I was nursing a broken heart when I started to travel alone.
I used to over-eagerly report to him the adventures I had in a new place with pictures, videos, and stories via Facebook and Skype. Each awe-inspiring moment in an unexplored white sand beach or the shocking taste bud instant of a weird exotic dish was always paired with that involuntary longing that wished he was physically there to share it with me.
I was on a train from the old Thai kingdom of Ayutthaya to Bangkok when I realized he was no longer on the other end of the computer screen to say that we will come back there together next time.
I always found my Facebook news feed too noisy because of the constant barrage of the mundane. Then I just figured I had no more use of it anymore. I deactivated my account.

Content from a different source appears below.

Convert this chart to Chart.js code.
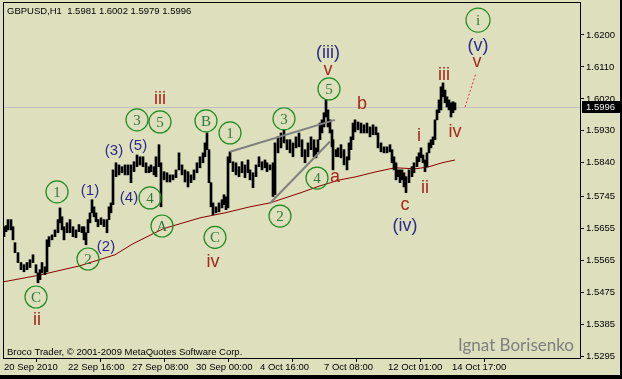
<!DOCTYPE html>
<html>
<head>
<meta charset="utf-8">
<script src="https://cdn.jsdelivr.net/npm/chart.js@4.4.1/dist/chart.umd.min.js"></script>
<style>
  html, body { margin: 0; padding: 0; background: #DDDFBD; }
  #wrap { width: 622px; height: 379px; }
</style>
</head>
<body>
<div id="wrap"><canvas id="chart" width="622" height="379"></canvas></div>
<script>
// hourly bars (bar index from 20 Sep 2010 00:00)
const barHour = [
  0, 2, 4, 7, 9, 11, 14, 17, 20, 23,
  26, 29, 32, 34, 36, 38, 41, 43, 45, 48,
  51, 54, 56, 58, 60, 63, 66, 69, 72, 75,
  78, 80, 82, 84, 86, 88, 90, 92, 94, 97,
  100, 103, 105, 107, 109, 112, 115, 118, 121, 124,
  127, 130, 133, 136, 139, 142, 145, 147, 150, 152,
  155, 157, 160, 163, 166, 169, 172, 175, 178, 181,
  184, 187, 190, 193, 196, 199, 201, 203, 205, 207,
  209, 212, 215, 218, 220, 222, 224, 226, 229, 232,
  235, 238, 241, 244, 246, 249, 252, 255, 258, 261,
  263, 266, 269, 271, 274, 277, 280, 283, 286, 289,
  292, 295, 298, 301, 304, 307, 310, 312, 314, 316,
  318, 320, 322, 324, 326, 328, 329, 332, 334, 337,
  340, 343, 345, 347, 349, 351, 354, 357, 360, 363,
  366, 369, 372, 374, 377, 380, 383, 386, 388, 390,
  392, 394, 396, 398, 400, 402, 405, 408, 410, 413,
  415, 417, 419, 421, 423, 425, 427, 429, 431, 433,
  435, 437, 439, 441, 443, 445, 447, 449, 451
];
const barHigh = [
  1.5660, 1.5663, 1.5680, 1.5680, 1.5660, 1.5615, 1.5587, 1.5559, 1.5553, 1.5559,
  1.5567, 1.5581, 1.5553, 1.5530, 1.5539, 1.5559, 1.5547, 1.5623, 1.5632, 1.5637,
  1.5651, 1.5680, 1.5713, 1.5688, 1.5660, 1.5671, 1.5680, 1.5660, 1.5651, 1.5666,
  1.5660, 1.5660, 1.5643, 1.5680, 1.5699, 1.5736, 1.5716, 1.5699, 1.5680, 1.5685,
  1.5680, 1.5680, 1.5716, 1.5727, 1.5820, 1.5840, 1.5834, 1.5829, 1.5834, 1.5834,
  1.5834, 1.5843, 1.5862, 1.5857, 1.5857, 1.5840, 1.5829, 1.5834, 1.5829, 1.5857,
  1.5891, 1.5840, 1.5815, 1.5812, 1.5806, 1.5806, 1.5820, 1.5868, 1.5834, 1.5820,
  1.5815, 1.5806, 1.5820, 1.5840, 1.5857, 1.5868, 1.5896, 1.5924, 1.5877, 1.5784,
  1.5727, 1.5716, 1.5727, 1.5736, 1.5750, 1.5744, 1.5857, 1.5871, 1.5843, 1.5840,
  1.5829, 1.5843, 1.5834, 1.5848, 1.5820, 1.5812, 1.5834, 1.5857, 1.5843, 1.5848,
  1.5840, 1.5834, 1.5840, 1.5896, 1.5913, 1.5924, 1.5933, 1.5905, 1.5905, 1.5896,
  1.5913, 1.5924, 1.5905, 1.5877, 1.5896, 1.5913, 1.5905, 1.5882, 1.5905, 1.5952,
  1.5961, 1.5981, 1.6017, 1.5989, 1.5961, 1.5933, 1.5905, 1.5877, 1.5882, 1.5891,
  1.5877, 1.5857, 1.5896, 1.5913, 1.5952, 1.5961, 1.5955, 1.5952, 1.5947, 1.5952,
  1.5941, 1.5947, 1.5941, 1.5924, 1.5896, 1.5885, 1.5885, 1.5891, 1.5877, 1.5857,
  1.5840, 1.5820, 1.5820, 1.5820, 1.5812, 1.5801, 1.5820, 1.5829, 1.5840, 1.5857,
  1.5868, 1.5882, 1.5862, 1.5848, 1.5868, 1.5896, 1.5905, 1.5913, 1.5961, 1.5989,
  1.6017, 1.6054, 1.6065, 1.6045, 1.6026, 1.6017, 1.6009, 1.6012, 1.6009
];
const barLow = [
  1.5632, 1.5646, 1.5651, 1.5651, 1.5623, 1.5587, 1.5559, 1.5539, 1.5533, 1.5539,
  1.5545, 1.5559, 1.5530, 1.5502, 1.5511, 1.5530, 1.5525, 1.5533, 1.5604, 1.5623,
  1.5632, 1.5643, 1.5671, 1.5651, 1.5623, 1.5643, 1.5643, 1.5632, 1.5629, 1.5646,
  1.5643, 1.5623, 1.5609, 1.5643, 1.5671, 1.5699, 1.5688, 1.5674, 1.5660, 1.5666,
  1.5660, 1.5643, 1.5680, 1.5699, 1.5722, 1.5801, 1.5806, 1.5812, 1.5806, 1.5806,
  1.5784, 1.5815, 1.5829, 1.5834, 1.5829, 1.5812, 1.5812, 1.5815, 1.5806, 1.5801,
  1.5829, 1.5716, 1.5792, 1.5786, 1.5786, 1.5792, 1.5798, 1.5820, 1.5806, 1.5786,
  1.5772, 1.5784, 1.5792, 1.5812, 1.5826, 1.5840, 1.5857, 1.5877, 1.5784, 1.5716,
  1.5694, 1.5699, 1.5702, 1.5713, 1.5722, 1.5708, 1.5713, 1.5840, 1.5815, 1.5806,
  1.5801, 1.5812, 1.5798, 1.5812, 1.5792, 1.5770, 1.5801, 1.5829, 1.5820, 1.5826,
  1.5815, 1.5820, 1.5745, 1.5750, 1.5868, 1.5882, 1.5896, 1.5877, 1.5868, 1.5857,
  1.5882, 1.5885, 1.5857, 1.5840, 1.5857, 1.5877, 1.5857, 1.5854, 1.5871, 1.5905,
  1.5924, 1.5941, 1.5969, 1.5941, 1.5924, 1.5885, 1.5820, 1.5857, 1.5857, 1.5854,
  1.5834, 1.5820, 1.5848, 1.5877, 1.5905, 1.5927, 1.5933, 1.5924, 1.5924, 1.5924,
  1.5913, 1.5919, 1.5919, 1.5882, 1.5871, 1.5868, 1.5868, 1.5871, 1.5840, 1.5820,
  1.5792, 1.5801, 1.5784, 1.5792, 1.5772, 1.5756, 1.5784, 1.5801, 1.5812, 1.5829,
  1.5843, 1.5854, 1.5840, 1.5815, 1.5829, 1.5868, 1.5882, 1.5891, 1.5905, 1.5961,
  1.5981, 1.5989, 1.6026, 1.6009, 1.5997, 1.5989, 1.5969, 1.5981, 1.5989
];

// moving average
const maHour = [0, 36, 76, 111, 129, 159, 196, 221, 246, 266, 296, 316, 336, 351, 371, 391, 411, 424, 438, 451];
const maValue = [1.5505, 1.5524, 1.5550, 1.5581, 1.5612, 1.5654, 1.5685, 1.5699, 1.5716, 1.5727,
                 1.5755, 1.5775, 1.5792, 1.5800, 1.5814, 1.5826, 1.5823, 1.5828, 1.5840, 1.5848];

// axis ticks
const priceTicks = [1.6200, 1.6110, 1.6020, 1.5930, 1.5840, 1.5745, 1.5655, 1.5565, 1.5475, 1.5385, 1.5295];
const timeTickHour = [0, 64, 128, 192, 256, 320, 384, 448];
const timeTickLabel = ['20 Sep 2010', '22 Sep 16:00', '27 Sep 08:00', '30 Sep 00:00',
                       '4 Oct 16:00', '7 Oct 08:00', '12 Oct 01:00', '14 Oct 17:00'];

const lastPrice = 1.5996;
const headerText = 'GBPUSD,H1  1.5981 1.6002 1.5979 1.5996';

// drawn lines: channel and projection
const upperLine = [{ x: 226, y: 1.5871 }, { x: 331, y: 1.5961 }];
const lowerLine = [{ x: 266, y: 1.5726 }, { x: 326, y: 1.5900 }];
const projLine = [{ x: 461, y: 1.5997 }, { x: 472, y: 1.6093 }];

// wave labels
const circleLabels = [
  ['C', 32, 1.5462], ['2', 84, 1.5569], ['1', 53, 1.5758], ['3', 133, 1.5961],
  ['5', 156, 1.5955], ['4', 146, 1.5741], ['A', 158, 1.5662], ['B', 202, 1.5958],
  ['C', 211, 1.5630], ['1', 226, 1.5924], ['3', 280, 1.5964], ['2', 276, 1.5690],
  ['4', 313, 1.5797], ['5', 325, 1.6048], ['i', 474, 1.6242]
];
const blueLabels = [
  ['(1)', 86, 1.5761, 15], ['(2)', 102, 1.5604, 15], ['(3)', 110, 1.5873, 15],
  ['(5)', 134, 1.5888, 15], ['(4)', 125, 1.5741, 15], ['(iii)', 324, 1.6150, 18],
  ['(iv)', 401, 1.5662, 18], ['(v)', 474, 1.6169, 18]
];
const redLabels = [
  ['iii', 156, 1.6020], ['ii', 33, 1.5398], ['iv', 209, 1.5561], ['v', 324, 1.6101],
  ['b', 358, 1.6006], ['a', 331, 1.5800], ['c', 401, 1.5721], ['i', 415, 1.5916],
  ['ii', 421, 1.5769], ['iii', 440, 1.6087], ['iv', 451, 1.5927], ['v', 473, 1.6124]
];

const BG = '#DDDFBD';
const FONT = 'Liberation Sans, Arial, sans-serif';

const bars = barHour.map((h, i) => ({ x: h, y: [barLow[i], barHigh[i]] }));
const ma = maHour.map((h, i) => ({ x: h, y: maValue[i] }));

const mtPlugin = {
  id: 'mt',
  beforeDraw(chart) {
    const ctx = chart.ctx;
    ctx.save();
    ctx.fillStyle = BG;
    ctx.fillRect(0, 0, chart.width, chart.height);
    ctx.restore();
  },
  beforeDatasetsDraw(chart) {
    const ctx = chart.ctx, a = chart.chartArea, y = chart.scales.y;
    ctx.save();
    // current price line
    const yp = Math.round(y.getPixelForValue(lastPrice)) + 0.5;
    ctx.strokeStyle = '#C0C0C0';
    ctx.lineWidth = 1;
    ctx.beginPath();
    ctx.moveTo(a.left, yp);
    ctx.lineTo(a.right, yp);
    ctx.stroke();
    // texts
    ctx.fillStyle = '#000';
    ctx.font = '9.5px ' + FONT;
    ctx.textBaseline = 'middle';
    ctx.textAlign = 'left';
    ctx.fillText(headerText, 7, 11);
    ctx.fillText('Broco Trader, \u00A9 2001-2009 MetaQuotes Software Corp.', 7, 352);
    ctx.fillStyle = '#7F7F7F';
    ctx.font = '17px Lato, ' + FONT;
    ctx.textAlign = 'right';
    ctx.textBaseline = 'alphabetic';
    ctx.fillText('Ignat Borisenko', 574, 351);
    ctx.restore();
  },
  afterDatasetsDraw(chart) {
    const ctx = chart.ctx, xs = chart.scales.x, ys = chart.scales.y;
    ctx.save();
    ctx.textAlign = 'center';
    ctx.textBaseline = 'middle';
    circleLabels.forEach(([t, h, p]) => {
      const cx = xs.getPixelForValue(h), cy = ys.getPixelForValue(p);
      ctx.beginPath();
      ctx.arc(cx, cy, t === 'i' ? 12 : 11, 0, Math.PI * 2);
      ctx.strokeStyle = '#1E8A1E';
      ctx.lineWidth = 1.2;
      ctx.stroke();
      ctx.fillStyle = '#2F7A3A';
      ctx.font = '15px Liberation Serif, Times New Roman, serif';
      ctx.fillText(t, cx, cy + 1);
    });
    blueLabels.forEach(([t, h, p, s]) => {
      ctx.fillStyle = '#2E2A8C';
      ctx.font = s + 'px ' + FONT;
      ctx.fillText(t, xs.getPixelForValue(h), ys.getPixelForValue(p));
    });
    redLabels.forEach(([t, h, p]) => {
      ctx.fillStyle = '#A3281E';
      ctx.font = '18px ' + FONT;
      ctx.fillText(t, xs.getPixelForValue(h), ys.getPixelForValue(p));
    });
    ctx.restore();
  },
  afterDraw(chart) {
    const ctx = chart.ctx, a = chart.chartArea, ys = chart.scales.y;
    ctx.save();
    // chart frame
    ctx.strokeStyle = '#000';
    ctx.lineWidth = 1;
    ctx.strokeRect(a.left + 0.5, a.top + 0.5, a.right - a.left, a.bottom - a.top);
    // price box
    const yp = Math.round(ys.getPixelForValue(lastPrice));
    ctx.fillStyle = '#000';
    ctx.fillRect(a.right + 2, yp - 6, chart.width - a.right - 2, 12);
    ctx.fillStyle = '#F0F0F0';
    ctx.font = '9.5px ' + FONT;
    ctx.textAlign = 'left';
    ctx.textBaseline = 'middle';
    ctx.fillText(lastPrice.toFixed(4), a.right + 6, yp);
    // window edge
    ctx.fillStyle = '#000';
    ctx.fillRect(0, chart.height - 4, chart.width, 4);
    ctx.fillRect(chart.width - 2, 0, 2, chart.height);
    ctx.restore();
  }
};

new Chart(document.getElementById('chart'), {
  type: 'bar',
  data: {
    datasets: [
      {
        type: 'line', data: upperLine, borderColor: '#808080', borderWidth: 2,
        pointRadius: 0, order: -1
      },
      {
        type: 'line', data: lowerLine, borderColor: '#808080', borderWidth: 2,
        pointRadius: 0, order: -1
      },
      {
        type: 'line', data: projLine, borderColor: '#E0303A', borderWidth: 1,
        borderDash: [2, 2], pointRadius: 0, order: -1
      },
      {
        type: 'bar', data: bars, backgroundColor: '#000', borderWidth: 0,
        barThickness: 2, order: 0
      },
      {
        type: 'line', data: ma, borderColor: '#8B0000', borderWidth: 1,
        pointRadius: 0, order: 1
      }
    ]
  },
  options: {
    responsive: false,
    devicePixelRatio: 1,
    animation: false,
    layout: { padding: { left: 3, top: 2, right: 0, bottom: 0 } },
    plugins: { legend: { display: false }, tooltip: { enabled: false } },
    scales: {
      x: {
        type: 'linear',
        offset: false,
        min: -1,
        max: 576,
        grid: { drawOnChartArea: false, drawTicks: true, tickLength: 4, color: '#000' },
        border: { display: true, color: '#000' },
        ticks: {
          autoSkip: false, maxRotation: 0, align: 'start', padding: 0,
          color: '#000', font: { family: FONT, size: 9.5 },
          callback: v => timeTickLabel[timeTickHour.indexOf(v)]
        },
        afterBuildTicks: s => { s.ticks = timeTickHour.map(v => ({ value: v })); },
        afterFit: s => { s.height = 21; s.paddingLeft = 0; s.paddingRight = 0; }
      },
      y: {
        type: 'linear',
        position: 'right',
        min: 1.52902,
        max: 1.62929,
        grid: { drawOnChartArea: false, drawTicks: true, tickLength: 4, color: '#000' },
        border: { display: true, color: '#000' },
        ticks: {
          autoSkip: false, padding: 2, color: '#000',
          font: { family: FONT, size: 9.5 },
          callback: v => v.toFixed(4)
        },
        afterBuildTicks: s => { s.ticks = priceTicks.map(v => ({ value: v })); },
        afterFit: s => { s.width = 42; s.paddingTop = 0; s.paddingBottom = 0; }
      }
    }
  },
  plugins: [mtPlugin]
});
</script>
</body>
</html>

It has been one of those life decisions I continue to not regret.
I was walking through a quiet footpath that passes through the World Health Organization to my conference venue in Geneva. As a community nurse, I have always longed to see it with my very own eyes. I took a keepsake photo and felt a certain joy that I was freed from the shackles of posting it on social media to perpetuate this crafted online self-image and to contribute to this whole new economy of instigating envy among your online friends. I just stood there and reveled in that intoxicating reality that I am halfway around the world from home.
Waking up alone in a foreign city was always filled with both that dread and excitement of encountering the endless possibilities of the unknown. I celebrated my birthday in a noisy Swiss youth hostel over microwaveable salmon pasta with some tourists from Australia. I met a generous gay couple who later hosted me for my participation in the United Nations Human Rights council. A kind Swiss French guy served me Italian dinner at his apartment and ate gelato by the Jet d’Eau fountain in Lake Geneva while talking endlessly over Nietzsche and the geopolitics of Central Asia.

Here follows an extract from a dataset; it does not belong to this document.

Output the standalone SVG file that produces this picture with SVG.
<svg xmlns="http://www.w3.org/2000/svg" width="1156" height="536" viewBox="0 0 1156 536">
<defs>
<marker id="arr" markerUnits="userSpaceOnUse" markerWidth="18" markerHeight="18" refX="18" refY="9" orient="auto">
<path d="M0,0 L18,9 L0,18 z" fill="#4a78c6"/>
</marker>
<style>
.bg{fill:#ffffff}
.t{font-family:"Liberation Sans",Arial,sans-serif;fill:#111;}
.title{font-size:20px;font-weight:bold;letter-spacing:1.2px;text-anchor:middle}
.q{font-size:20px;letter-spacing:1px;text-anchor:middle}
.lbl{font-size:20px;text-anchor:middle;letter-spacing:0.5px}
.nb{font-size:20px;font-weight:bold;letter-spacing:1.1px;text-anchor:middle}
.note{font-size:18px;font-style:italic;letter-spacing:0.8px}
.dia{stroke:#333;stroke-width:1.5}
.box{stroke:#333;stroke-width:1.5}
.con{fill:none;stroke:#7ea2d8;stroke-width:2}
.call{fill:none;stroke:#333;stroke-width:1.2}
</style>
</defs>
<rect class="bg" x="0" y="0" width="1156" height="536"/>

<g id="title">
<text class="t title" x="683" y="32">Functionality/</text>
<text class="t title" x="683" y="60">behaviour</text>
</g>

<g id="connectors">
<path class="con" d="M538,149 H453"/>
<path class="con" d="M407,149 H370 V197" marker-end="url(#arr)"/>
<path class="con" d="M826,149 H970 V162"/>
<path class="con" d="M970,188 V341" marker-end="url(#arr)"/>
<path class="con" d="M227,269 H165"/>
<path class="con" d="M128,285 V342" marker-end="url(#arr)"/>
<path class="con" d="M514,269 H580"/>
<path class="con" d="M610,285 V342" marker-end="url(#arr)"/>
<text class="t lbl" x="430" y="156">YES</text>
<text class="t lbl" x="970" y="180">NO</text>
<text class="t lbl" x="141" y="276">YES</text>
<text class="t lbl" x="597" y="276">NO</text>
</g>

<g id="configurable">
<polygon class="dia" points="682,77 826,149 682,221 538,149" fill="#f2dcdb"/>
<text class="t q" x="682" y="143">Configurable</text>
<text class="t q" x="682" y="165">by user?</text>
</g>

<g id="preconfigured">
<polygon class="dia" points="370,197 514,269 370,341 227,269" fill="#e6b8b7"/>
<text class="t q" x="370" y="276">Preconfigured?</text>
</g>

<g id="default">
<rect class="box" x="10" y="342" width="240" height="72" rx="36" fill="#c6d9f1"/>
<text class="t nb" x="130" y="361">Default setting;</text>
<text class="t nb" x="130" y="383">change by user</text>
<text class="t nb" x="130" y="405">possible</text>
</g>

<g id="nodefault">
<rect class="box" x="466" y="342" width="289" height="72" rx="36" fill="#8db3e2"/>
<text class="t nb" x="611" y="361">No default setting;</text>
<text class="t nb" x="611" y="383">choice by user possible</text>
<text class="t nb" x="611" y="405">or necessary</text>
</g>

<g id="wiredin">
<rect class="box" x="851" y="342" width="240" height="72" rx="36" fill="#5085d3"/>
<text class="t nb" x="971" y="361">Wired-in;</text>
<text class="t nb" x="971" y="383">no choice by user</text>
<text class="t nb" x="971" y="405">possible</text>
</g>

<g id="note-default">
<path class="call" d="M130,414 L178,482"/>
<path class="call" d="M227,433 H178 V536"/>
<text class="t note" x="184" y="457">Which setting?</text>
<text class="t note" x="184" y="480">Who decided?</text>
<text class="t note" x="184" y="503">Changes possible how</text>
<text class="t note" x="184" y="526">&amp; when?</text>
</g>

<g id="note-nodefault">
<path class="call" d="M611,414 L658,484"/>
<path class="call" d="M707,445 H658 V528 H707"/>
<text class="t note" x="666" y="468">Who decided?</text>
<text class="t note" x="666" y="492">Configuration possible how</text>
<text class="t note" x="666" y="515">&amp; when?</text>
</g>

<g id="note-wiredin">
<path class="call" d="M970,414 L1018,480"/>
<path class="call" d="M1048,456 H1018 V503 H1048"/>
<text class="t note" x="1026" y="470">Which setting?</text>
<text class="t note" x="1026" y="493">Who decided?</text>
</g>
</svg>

Nothing was ever planned and surprises just continued to unfold. I crashed on the street gutter after sensing that the Grote Market in central Brussels started to spin after losing count of the mugs I guzzled during one Belgian beer weekend. Beside me was an American who collapsed from having way too much. I was ethically bound to assist as a health professional but I had the perfect alcoholic excuse. In Amsterdam, I walked home so stoned that I could not differentiate a rainbow flag from the flag of the Netherlands and got lost for seeing the same bridge and canal. Before flying out of Holland, I puffed my remaining sticks along with other tourists right outside the Schiphol airport. While waiting for my flight to Berlin, I started to scandalously laugh as I thought the amount of THC in my blood was making me hear tweeting birds. Later I read, it was indeed the airport’s ambient sounds. I was alone but immensely happy with myself.
I nearly missed my flight from Berlin. I had to drag myself out of bed in the morning after a night full of Jagermeister, the sight and smell of so much gay men in leather, and the till-dawn partying. I came cutting through the airport lines and just made it before they closed the boarding gate. Talk about never ending adrenaline.
Travelling alone didn’t entirely mean I was solitary the whole time. I was hosted by Filipino families, old friends I met in the Philippines, and made new friends with those I just happened to sit next to in a tour bus. In Busan, South Korea, I ended up eating adobo and sisig with a Swiss German guy on holidays. I met him on a city tour into the ancient Korean temples and accidentally found a Filipino karinderya in downtown Busan for lunch. I started to bring along Filipino and African colleagues from the conference to the port city’s sites after figuring out how to use the public train. I found commuting, walking, and just getting lost a much more intimate way of making memories in a foreign place.
There were moments I still thought of him. I imagined how his face would light up like a five year old boy while marveling at the grandeur of the ancient coliseum and while having pasta with my bestfriend in Rome. I have thought of what it could have been to have him beside me in the train rides through the European or Thai countryside. Yet I surrender that this may be another reality in another time or life. What I am amazed with now is the discovery of the bliss of enjoying my very own company.
The adventure of travelling alone or just travelling in general is not about soliciting validation or approval from others by providing evidence of it through social media. Being caught up in this age of over-sharing is just one big delusion that makes you miss out on what is truly real. I found just spending time with myself in a train ride or flight to an unknown place is an experience that brings me in an intimate inward journey. It is getting out of your zones of comfort and that surrender to the spontaneity of the unfamiliar that helps you find yourself. The way you deal with the unforeseen brings out the stuff you are made of.
Maybe one day I would find again my other wing to fly with me higher and farther to the ends of this world to discover the good, the bad, the ugly, and the beautiful. Till that day comes, I will continue to learn the difference of the joys of being alone and the trap of being lonely.